Here's a breakdown of the announcements:
Vertex AI Search for Healthcare. Lisa O'Malley, Senior Director Product Management for Google Cloud Industry Products, said the company is looking at streamlining processes like prior authorization claims, submissions and reviews easier between providers and payers. In life sciences, O'Malley said Google Cloud is looking to reduce the administrative burden with clinical trials.
"This is really about driving insights and information to clinicians," said O'Malley.
Healthcare Data Engine v2. O'Malley said that MedLM and Google Cloud's Healthcare Data Engine v2 is moving beyond proof-of-concept to production in healthcare organizations. "We are starting to see these assistants do more complex tasks like nurses creating a handover to the next shift," said O'Malley.
Richard Clarke, Chief Analytics Officer at Highmark Health, said generative AI is part of an effort to improve experiences. "We're doing everything we can to be more proactive, personalized and enabling patients and clinicians to focus on health," he said. "In order to do that we knew we need a better digital experience, interoperability and data and AI."
Clarke said the Google Cloud healthcare tools are building blocks to create better outcomes. For instance, Highmark is using Vertex AI and Healthcare Data Engine to connect the dots between Epic, an electronic medical record system, survey, records and systems of engagement to provide insights and proactive interventions.
"This next best action system is leveraging Vertex for more than 700 billion data points across our entire population to identify next best actions," said Clarke. "We see that growing substantially as we onboard new data sources."

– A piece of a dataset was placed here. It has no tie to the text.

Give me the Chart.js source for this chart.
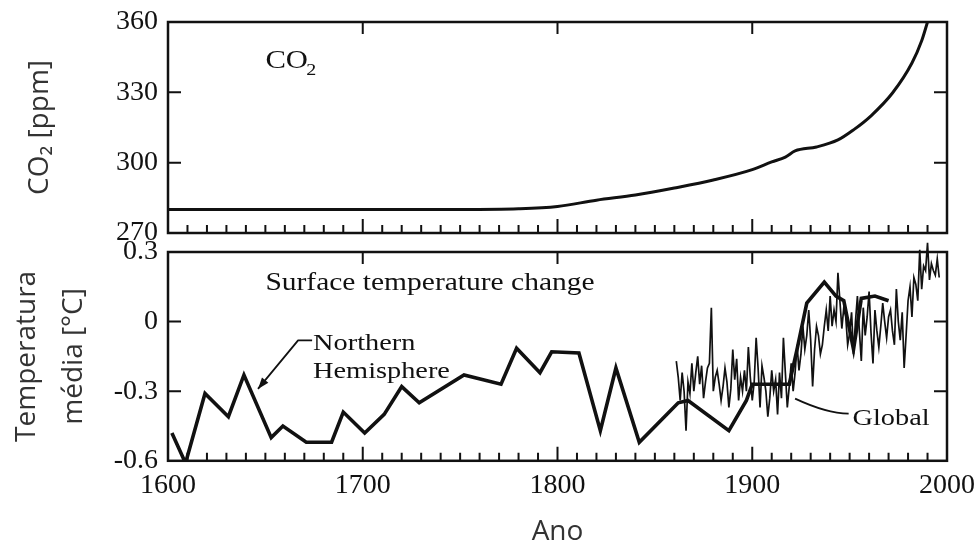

In the second quarter, Highmark will use Google Cloud to create a learning healthcare system, which is a closed loop system that will collect information from Epic and other systems and make recommendations. "It will be rolled out by the end of the second quarter," said Clarke. "I think we're finally getting past is we're data rich and insight poor. It is a use case rich environment. The challenge has been scale."